#### COLLECTED DATA:
= = =
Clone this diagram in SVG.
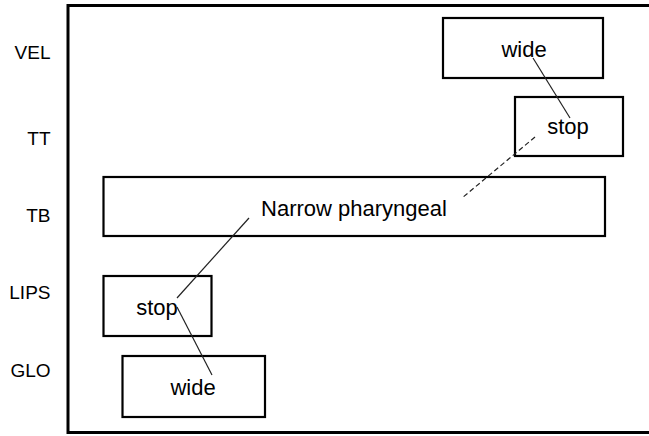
<svg xmlns="http://www.w3.org/2000/svg" width="649" height="436" viewBox="0 0 649 436">
<style>
.box{fill:#fff;stroke:#000;stroke-width:2.2}
.t{font-family:"Liberation Sans",Arial,sans-serif;font-size:22px;fill:#000;text-anchor:middle}
.lab{font-family:"Liberation Sans",Arial,sans-serif;font-size:19px;fill:#000;text-anchor:end}
.ln{stroke:#222;stroke-width:1.2;fill:none}
</style>
<rect width="649" height="436" fill="#fff"/>
<rect x="68" y="5.5" width="620" height="427" fill="none" stroke="#000" stroke-width="3"/>
<g id="labels">
<text class="lab" x="50.5" y="59">VEL</text>
<text class="lab" x="50.5" y="145">TT</text>
<text class="lab" x="50.5" y="222">TB</text>
<text class="lab" x="50.5" y="299">LIPS</text>
<text class="lab" x="50.5" y="377">GLO</text>
</g>
<g id="vel-wide"><rect class="box" x="443" y="18" width="160" height="60"/><text class="t" x="524" y="57">wide</text></g>
<g id="tt-stop"><rect class="box" x="515" y="97" width="108" height="59"/><text class="t" x="568" y="134">stop</text></g>
<g id="tb-narrow"><rect class="box" x="103.5" y="177" width="501.5" height="59"/><text class="t" x="354" y="216">Narrow pharyngeal</text></g>
<g id="lips-stop"><rect class="box" x="103.5" y="276" width="108" height="60"/><text class="t" x="157" y="315">stop</text></g>
<g id="glo-wide"><rect class="box" x="122.5" y="356" width="142.5" height="61"/><text class="t" x="193" y="395">wide</text></g>
<g id="connectors">
<line class="ln" x1="533" y1="58" x2="570" y2="118"/>
<line class="ln" x1="535" y1="137" x2="462" y2="198" stroke-dasharray="5,3"/>
<line class="ln" x1="249" y1="218" x2="177" y2="298"/>
<line class="ln" x1="177" y1="307" x2="212" y2="375"/>
</g>
</svg>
= = =
#### WHAT YOU SHOULD DO:
Write out each line again precisely as it appears, skipping every picture.

#### TASK SOLUTION:
Clone this diagram in SVG.
<svg xmlns="http://www.w3.org/2000/svg" width="649" height="436" viewBox="0 0 649 436">
<style>
.box{fill:#fff;stroke:#000;stroke-width:2.2}
.t{font-family:"Liberation Sans",Arial,sans-serif;font-size:22px;fill:#000;text-anchor:middle}
.lab{font-family:"Liberation Sans",Arial,sans-serif;font-size:19px;fill:#000;text-anchor:end}
.ln{stroke:#222;stroke-width:1.2;fill:none}
</style>
<rect width="649" height="436" fill="#fff"/>
<rect x="68" y="5.5" width="620" height="427" fill="none" stroke="#000" stroke-width="3"/>
<g id="labels">
<text class="lab" x="50.5" y="59">VEL</text>
<text class="lab" x="50.5" y="145">TT</text>
<text class="lab" x="50.5" y="222">TB</text>
<text class="lab" x="50.5" y="299">LIPS</text>
<text class="lab" x="50.5" y="377">GLO</text>
</g>
<g id="vel-wide"><rect class="box" x="443" y="18" width="160" height="60"/><text class="t" x="524" y="57">wide</text></g>
<g id="tt-stop"><rect class="box" x="515" y="97" width="108" height="59"/><text class="t" x="568" y="134">stop</text></g>
<g id="tb-narrow"><rect class="box" x="103.5" y="177" width="501.5" height="59"/><text class="t" x="354" y="216">Narrow pharyngeal</text></g>
<g id="lips-stop"><rect class="box" x="103.5" y="276" width="108" height="60"/><text class="t" x="157" y="315">stop</text></g>
<g id="glo-wide"><rect class="box" x="122.5" y="356" width="142.5" height="61"/><text class="t" x="193" y="395">wide</text></g>
<g id="connectors">
<line class="ln" x1="533" y1="58" x2="570" y2="118"/>
<line class="ln" x1="535" y1="137" x2="462" y2="198" stroke-dasharray="5,3"/>
<line class="ln" x1="249" y1="218" x2="177" y2="298"/>
<line class="ln" x1="177" y1="307" x2="212" y2="375"/>
</g>
</svg>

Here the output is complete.